In the letter from the state attorneys general, they expressed strong concern over Albertsons paying stockholders a cash dividend of up to $4 billion on Nov. 7. Federal and state antitrust laws forbid parties from entering into agreements that substantially lessen competition or unreasonably restrain trade. Pre-merger notification requirements also prohibit “gun jumping,” the practice of improperly engaging in joint decision-making by parties pending merger review. The attorneys general said that the planned dividend payment would substantially affect Albertsons’ cash flow, making it difficult to continue to compete with Kroger ahead of the merger. 

“My colleagues and I demand that Albertsons delay its planned $4 billion payout to investors until review of the proposed merger is complete,” noted Bonta. “I, frankly, have a hard time seeing how Albertsons would be able to continue to compete — as it is obliged to do during the pendency of merger review — after giving away a third of its market share.” 

In the letter, the attorneys general highlight that, should a regulatory challenge to the merger succeed or should the parties abandon the transaction, it would be near impossible for Albertsons to recover if it has given away such a significant portion of its cash flow.

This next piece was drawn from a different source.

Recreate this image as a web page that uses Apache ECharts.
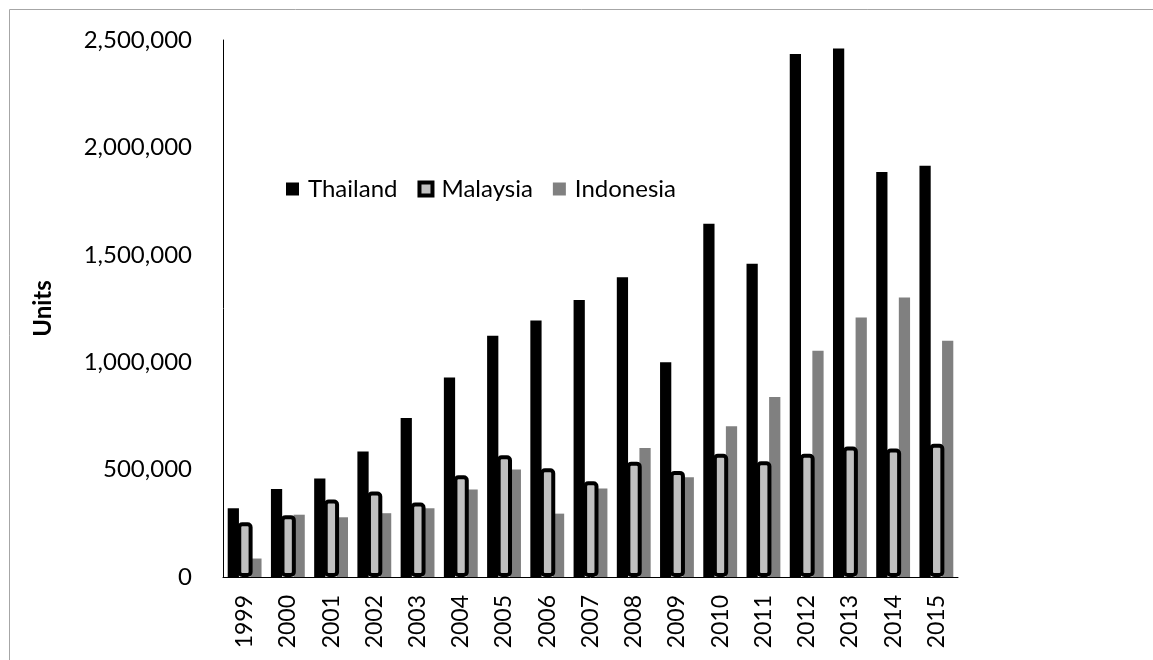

“With nearly 5,000 stores between them, Albertsons and Kroger are two of the largest grocery chains in the United States,” added Bonta. “Their proposed merger requires careful review to ensure their customers and employees do not pay a price through higher grocery bills, food deserts and lower wages.”

According to a statement from Albertsons spokesperson obtained from Brunswick Group: “Our planned combination with Kroger will provide significant benefits to consumers, associates, and communities and offers a compelling alternative to larger and non-union competitors. The merger announcement and special dividend mark the successful outcome of the strategic review we launched in February, which considered a wide range of options to build on our success and deliver enhanced value for all our stakeholders. The special dividend allows us to return cash to all of Albertsons Co.’ shareholders. Following the dividend payment, Albertsons Cos. will continue to be well capitalized with a low debt profile and strong free cash flow. Given our financial strength and positive business outlook, we are confident that we will maintain our strong financial position as we work toward the closing of the merger.”

The grocery deal is set to go before the U.S. Senate next month. The Senate Judiciary Subcommittee on Competition Policy, Antitrust and Consumer Rights plans to weigh how the impending acquisition will affect consumers and competition within the industry.

This isn’t the only letter of concern over the Kroger-Albertsons merger. Several senators signed a letter to FTC Chair Lina Khan on Oct. 18 to express worry over the proposed deal. Sens. Amy Klobuchar, D-Minn,; Richard Blumenthal, D-Conn.; and Cory Booker, D-N.J., asked Khan for assurance that the merger would be carefully and thoroughly investigated by the FTC. 

Cincinnati-based Kroger is No. 4 on The PG 100, Progressive Grocer’s 2022 list of the top food and consumables retailers in North America, while Boise, Idaho-based Albertsons is No. 9.